++++ AVAILABLE DATA

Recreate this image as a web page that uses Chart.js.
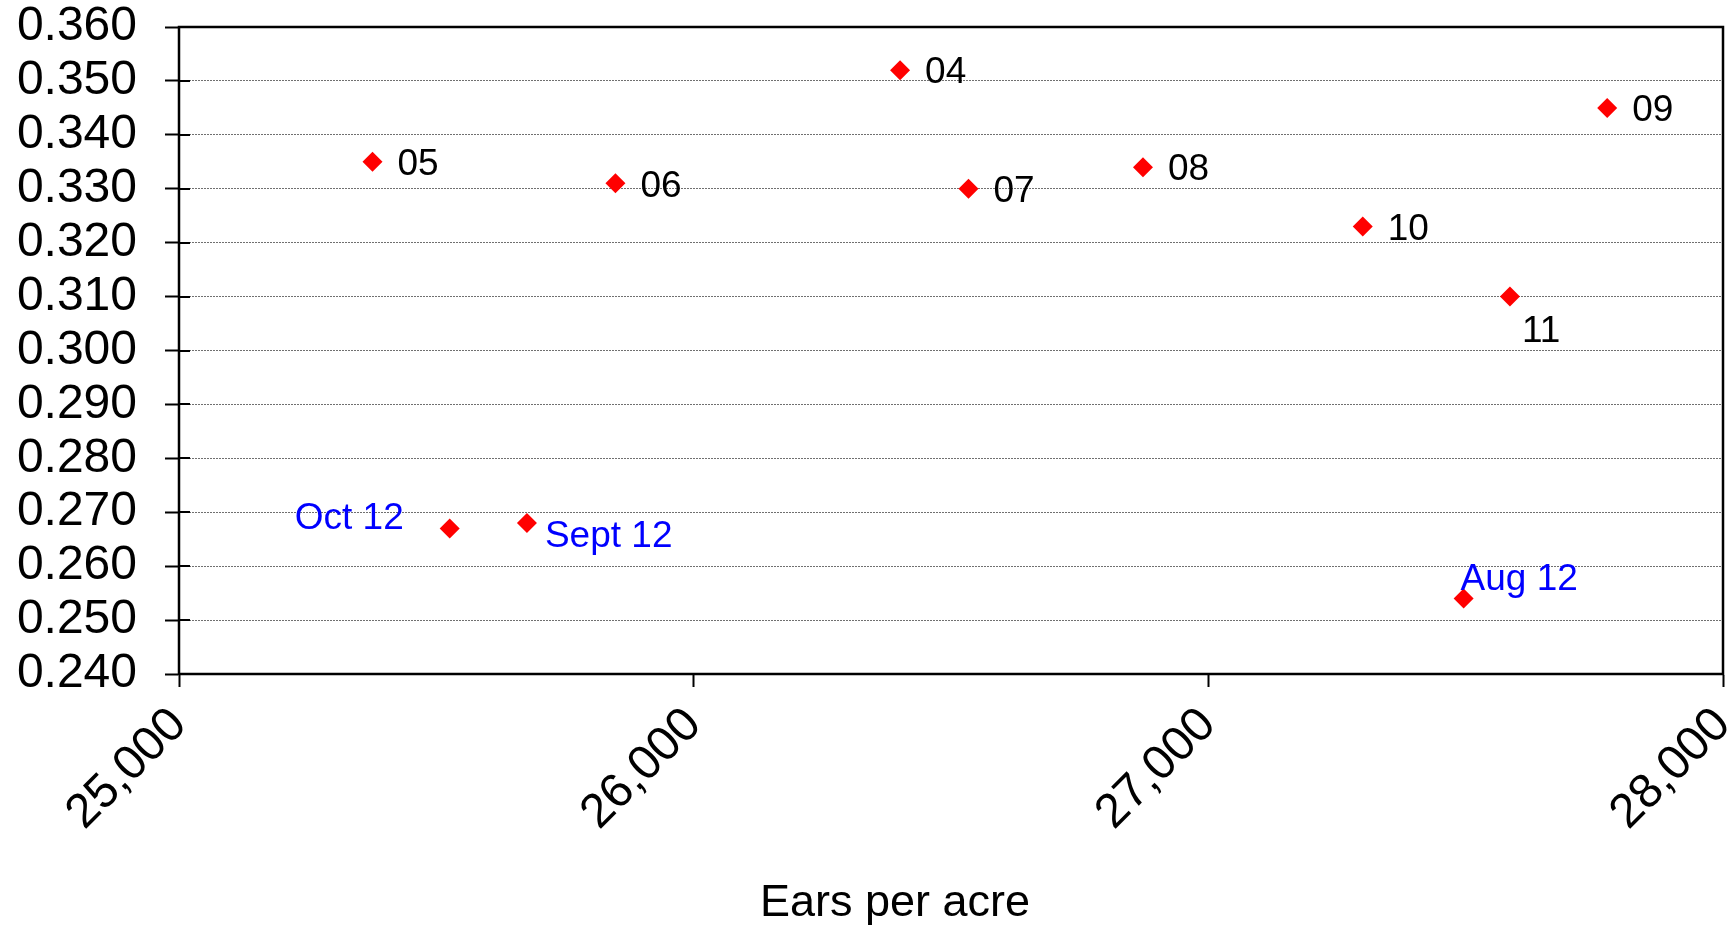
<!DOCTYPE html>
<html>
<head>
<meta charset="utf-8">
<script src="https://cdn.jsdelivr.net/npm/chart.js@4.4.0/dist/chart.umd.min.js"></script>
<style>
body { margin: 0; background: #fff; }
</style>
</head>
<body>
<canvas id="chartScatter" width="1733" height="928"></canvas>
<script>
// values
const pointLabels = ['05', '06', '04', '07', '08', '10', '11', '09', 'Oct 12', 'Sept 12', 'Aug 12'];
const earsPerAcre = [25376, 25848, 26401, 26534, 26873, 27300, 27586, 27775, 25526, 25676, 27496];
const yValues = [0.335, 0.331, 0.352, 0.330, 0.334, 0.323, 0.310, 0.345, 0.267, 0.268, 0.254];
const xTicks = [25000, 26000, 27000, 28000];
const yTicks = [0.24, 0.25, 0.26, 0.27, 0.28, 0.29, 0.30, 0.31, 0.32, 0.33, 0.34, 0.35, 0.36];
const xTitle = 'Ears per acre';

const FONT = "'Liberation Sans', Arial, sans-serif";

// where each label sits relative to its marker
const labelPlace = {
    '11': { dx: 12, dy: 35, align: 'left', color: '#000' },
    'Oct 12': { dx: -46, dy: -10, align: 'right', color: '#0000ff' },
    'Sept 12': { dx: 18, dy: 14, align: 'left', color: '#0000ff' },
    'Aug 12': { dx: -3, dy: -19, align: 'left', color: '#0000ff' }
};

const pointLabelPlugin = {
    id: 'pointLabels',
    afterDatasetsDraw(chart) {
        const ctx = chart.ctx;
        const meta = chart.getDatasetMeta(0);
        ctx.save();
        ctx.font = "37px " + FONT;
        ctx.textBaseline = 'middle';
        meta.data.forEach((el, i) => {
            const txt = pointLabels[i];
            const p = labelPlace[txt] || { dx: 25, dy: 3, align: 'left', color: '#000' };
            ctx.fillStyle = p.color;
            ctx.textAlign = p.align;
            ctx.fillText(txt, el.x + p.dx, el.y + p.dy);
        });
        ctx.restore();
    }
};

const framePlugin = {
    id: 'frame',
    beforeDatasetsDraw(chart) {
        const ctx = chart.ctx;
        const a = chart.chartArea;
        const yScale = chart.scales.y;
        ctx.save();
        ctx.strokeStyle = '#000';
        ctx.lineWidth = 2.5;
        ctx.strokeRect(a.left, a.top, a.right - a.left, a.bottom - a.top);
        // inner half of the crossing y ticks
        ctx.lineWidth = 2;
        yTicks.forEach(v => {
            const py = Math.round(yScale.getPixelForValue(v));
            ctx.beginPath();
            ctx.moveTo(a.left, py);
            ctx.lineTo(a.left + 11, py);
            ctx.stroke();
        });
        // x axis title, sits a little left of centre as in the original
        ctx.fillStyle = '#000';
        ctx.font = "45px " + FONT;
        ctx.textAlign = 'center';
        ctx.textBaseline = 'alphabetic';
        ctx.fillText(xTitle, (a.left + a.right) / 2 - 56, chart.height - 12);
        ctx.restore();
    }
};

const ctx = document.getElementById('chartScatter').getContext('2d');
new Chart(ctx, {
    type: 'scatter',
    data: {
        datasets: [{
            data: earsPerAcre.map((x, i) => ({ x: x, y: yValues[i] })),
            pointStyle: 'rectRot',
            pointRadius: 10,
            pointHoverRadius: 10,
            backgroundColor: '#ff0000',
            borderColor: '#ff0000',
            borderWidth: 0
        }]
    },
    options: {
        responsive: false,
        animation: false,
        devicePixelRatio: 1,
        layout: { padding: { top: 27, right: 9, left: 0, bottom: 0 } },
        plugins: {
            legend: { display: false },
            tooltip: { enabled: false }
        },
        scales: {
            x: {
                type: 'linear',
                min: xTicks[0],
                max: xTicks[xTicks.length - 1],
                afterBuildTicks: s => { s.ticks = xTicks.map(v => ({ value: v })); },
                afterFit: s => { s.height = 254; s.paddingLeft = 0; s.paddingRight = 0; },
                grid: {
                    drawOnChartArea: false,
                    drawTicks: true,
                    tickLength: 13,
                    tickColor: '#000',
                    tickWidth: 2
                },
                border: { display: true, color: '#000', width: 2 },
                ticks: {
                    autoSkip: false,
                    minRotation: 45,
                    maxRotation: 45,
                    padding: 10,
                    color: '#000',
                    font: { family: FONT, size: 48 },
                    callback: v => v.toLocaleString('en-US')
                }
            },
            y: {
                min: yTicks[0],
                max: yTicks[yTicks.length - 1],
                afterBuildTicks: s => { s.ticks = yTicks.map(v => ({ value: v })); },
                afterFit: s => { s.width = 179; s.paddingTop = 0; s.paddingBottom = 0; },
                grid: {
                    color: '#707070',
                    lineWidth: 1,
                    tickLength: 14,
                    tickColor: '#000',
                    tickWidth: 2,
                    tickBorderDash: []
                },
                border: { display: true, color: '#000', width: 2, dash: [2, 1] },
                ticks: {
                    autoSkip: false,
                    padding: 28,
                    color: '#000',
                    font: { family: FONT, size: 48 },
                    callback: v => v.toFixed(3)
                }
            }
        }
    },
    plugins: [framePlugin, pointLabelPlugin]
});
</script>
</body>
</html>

++++++++

### REQUIREMENTS
Copy the listing word for word, excluding its pictures.

### THE RESPONSE
Recreate this image as a web page that uses Chart.js.
<!DOCTYPE html>
<html>
<head>
<meta charset="utf-8">
<script src="https://cdn.jsdelivr.net/npm/chart.js@4.4.0/dist/chart.umd.min.js"></script>
<style>
body { margin: 0; background: #fff; }
</style>
</head>
<body>
<canvas id="chartScatter" width="1733" height="928"></canvas>
<script>
// values
const pointLabels = ['05', '06', '04', '07', '08', '10', '11', '09', 'Oct 12', 'Sept 12', 'Aug 12'];
const earsPerAcre = [25376, 25848, 26401, 26534, 26873, 27300, 27586, 27775, 25526, 25676, 27496];
const yValues = [0.335, 0.331, 0.352, 0.330, 0.334, 0.323, 0.310, 0.345, 0.267, 0.268, 0.254];
const xTicks = [25000, 26000, 27000, 28000];
const yTicks = [0.24, 0.25, 0.26, 0.27, 0.28, 0.29, 0.30, 0.31, 0.32, 0.33, 0.34, 0.35, 0.36];
const xTitle = 'Ears per acre';

const FONT = "'Liberation Sans', Arial, sans-serif";

// where each label sits relative to its marker
const labelPlace = {
    '11': { dx: 12, dy: 35, align: 'left', color: '#000' },
    'Oct 12': { dx: -46, dy: -10, align: 'right', color: '#0000ff' },
    'Sept 12': { dx: 18, dy: 14, align: 'left', color: '#0000ff' },
    'Aug 12': { dx: -3, dy: -19, align: 'left', color: '#0000ff' }
};

const pointLabelPlugin = {
    id: 'pointLabels',
    afterDatasetsDraw(chart) {
        const ctx = chart.ctx;
        const meta = chart.getDatasetMeta(0);
        ctx.save();
        ctx.font = "37px " + FONT;
        ctx.textBaseline = 'middle';
        meta.data.forEach((el, i) => {
            const txt = pointLabels[i];
            const p = labelPlace[txt] || { dx: 25, dy: 3, align: 'left', color: '#000' };
            ctx.fillStyle = p.color;
            ctx.textAlign = p.align;
            ctx.fillText(txt, el.x + p.dx, el.y + p.dy);
        });
        ctx.restore();
    }
};

const framePlugin = {
    id: 'frame',
    beforeDatasetsDraw(chart) {
        const ctx = chart.ctx;
        const a = chart.chartArea;
        const yScale = chart.scales.y;
        ctx.save();
        ctx.strokeStyle = '#000';
        ctx.lineWidth = 2.5;
        ctx.strokeRect(a.left, a.top, a.right - a.left, a.bottom - a.top);
        // inner half of the crossing y ticks
        ctx.lineWidth = 2;
        yTicks.forEach(v => {
            const py = Math.round(yScale.getPixelForValue(v));
            ctx.beginPath();
            ctx.moveTo(a.left, py);
            ctx.lineTo(a.left + 11, py);
            ctx.stroke();
        });
        // x axis title, sits a little left of centre as in the original
        ctx.fillStyle = '#000';
        ctx.font = "45px " + FONT;
        ctx.textAlign = 'center';
        ctx.textBaseline = 'alphabetic';
        ctx.fillText(xTitle, (a.left + a.right) / 2 - 56, chart.height - 12);
        ctx.restore();
    }
};

const ctx = document.getElementById('chartScatter').getContext('2d');
new Chart(ctx, {
    type: 'scatter',
    data: {
        datasets: [{
            data: earsPerAcre.map((x, i) => ({ x: x, y: yValues[i] })),
            pointStyle: 'rectRot',
            pointRadius: 10,
            pointHoverRadius: 10,
            backgroundColor: '#ff0000',
            borderColor: '#ff0000',
            borderWidth: 0
        }]
    },
    options: {
        responsive: false,
        animation: false,
        devicePixelRatio: 1,
        layout: { padding: { top: 27, right: 9, left: 0, bottom: 0 } },
        plugins: {
            legend: { display: false },
            tooltip: { enabled: false }
        },
        scales: {
            x: {
                type: 'linear',
                min: xTicks[0],
                max: xTicks[xTicks.length - 1],
                afterBuildTicks: s => { s.ticks = xTicks.map(v => ({ value: v })); },
                afterFit: s => { s.height = 254; s.paddingLeft = 0; s.paddingRight = 0; },
                grid: {
                    drawOnChartArea: false,
                    drawTicks: true,
                    tickLength: 13,
                    tickColor: '#000',
                    tickWidth: 2
                },
                border: { display: true, color: '#000', width: 2 },
                ticks: {
                    autoSkip: false,
                    minRotation: 45,
                    maxRotation: 45,
                    padding: 10,
                    color: '#000',
                    font: { family: FONT, size: 48 },
                    callback: v => v.toLocaleString('en-US')
                }
            },
            y: {
                min: yTicks[0],
                max: yTicks[yTicks.length - 1],
                afterBuildTicks: s => { s.ticks = yTicks.map(v => ({ value: v })); },
                afterFit: s => { s.width = 179; s.paddingTop = 0; s.paddingBottom = 0; },
                grid: {
                    color: '#707070',
                    lineWidth: 1,
                    tickLength: 14,
                    tickColor: '#000',
                    tickWidth: 2,
                    tickBorderDash: []
                },
                border: { display: true, color: '#000', width: 2, dash: [2, 1] },
                ticks: {
                    autoSkip: false,
                    padding: 28,
                    color: '#000',
                    font: { family: FONT, size: 48 },
                    callback: v => v.toFixed(3)
                }
            }
        }
    },
    plugins: [framePlugin, pointLabelPlugin]
});
</script>
</body>
</html>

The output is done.